Dressed sales in Ontario were reported from $240-$245 per cwt., steady with the previous week. U.S. fed and cow prices are at a discount to the U.S. markets, and there has been a jump in slaughter cattle exports from Eastern Canada to the U.S. Fed slaughter was up seven percent for the week ending Dec. 14.
Canadian beef exports through October were up 12 percent in volume and 20 percent in value when compared to last year. Canada’s tariff advantage over the U.S. will disappear for 2020, and that might put Canadian beef at a competitive risk in that country.
Feeders and stockers
Feeder cattle prices traded unevenly steady for the week ahead of Christmas. Calves lighter than 500 lb. saw a mixed realigning $2-$4 cwt. lower than the previous week, while similar weight heifers saw prices firmer — $1 to $5 higher.

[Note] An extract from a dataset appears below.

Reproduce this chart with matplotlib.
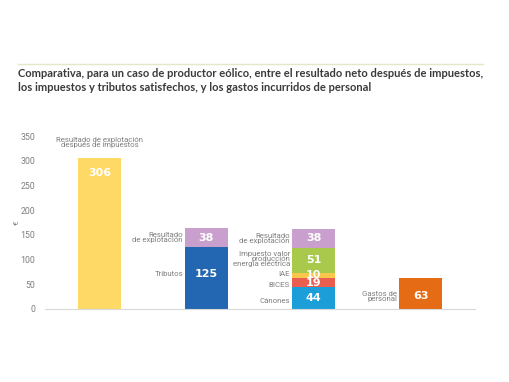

Attractive fed price insurance for the end of May shored up the yearling market and feeders more than 900 lb. These trended fully steady to $3 per cwt. higher.
Alberta weekly auction volumes, reacting to the seasonal trends, were 28 percent lower than the previous week at 28,769 head, but this was 12 percent higher than a year ago. Overall, volumes were two percent lower than a year ago.
The USDA reported that Canadian exports for the week ending Dec. 7 were 1,205 head and year-to-date volumes were five percent lower at 183,019.
Auction sale trade will pick up again in the second week of the New Year. Improved interest in calf buying is expected as feedlot pen conditions get better and previous acquisitions settle into place. Heavier feeder cattle prices are expected to continue lower through the first quarter, in keeping with seasonal patterns.
USDA cattle on feed
American cattle on feed are reported 2.5 percent higher than a year ago, exceeding market expectations prior to the USDA’s December release. This is the largest inventory on feed since 2011. Only twice, in 2007 and 2011, have inventories been higher than 12 million animals since the current reporting began in 1996.
Middle meat buyer interest has been softening, and the American cutout has trended seasonally lower. Choice to Select price spreads narrowed to US$8 per cwt., the lowest level since April. Choice and Select rib fell hard to $38.20 and $12.21, respectively. Loin, brisket, chuck and short plate prices were all down.
Canadian calf prices have held up well through 2019 despite the uncertainty of weather, feedgrain costs and basis levels. Feedlots have not fared as well, which limited calf prices as the year wore on.
Higher feed costs made the calf crop about six percent more expensive for producers than the previous year, but despite that, calf prices were about three percent lower this past fall than in 2018. The result was lower cow-calf producer margins, falling from about $245 per cow last year to $165 for 2019. The bottom line was a modelled 32 percent drop in producer profit margins where growers weren’t covered by price insurance.
Cow-calf margins were the second lowest out of the past six years and compare well with 2012-13. Despite this being similar to per-head margins ahead of the big run-up in prices, land and breeding stock have gone up substantially since 2013, resulting in lower actual profitability than that period. This may limit expansion of the cow herd in Canada.
Feedlots are recovering as the new year begins, but 2019 average losses per head were C$100-$150. As well, 2018 losses, although lower at about $35, were a far cry from the $175-$250 profits of 2017. Some feedlots have locked in profits for 2020, which may result in some support for improved calf bids this year.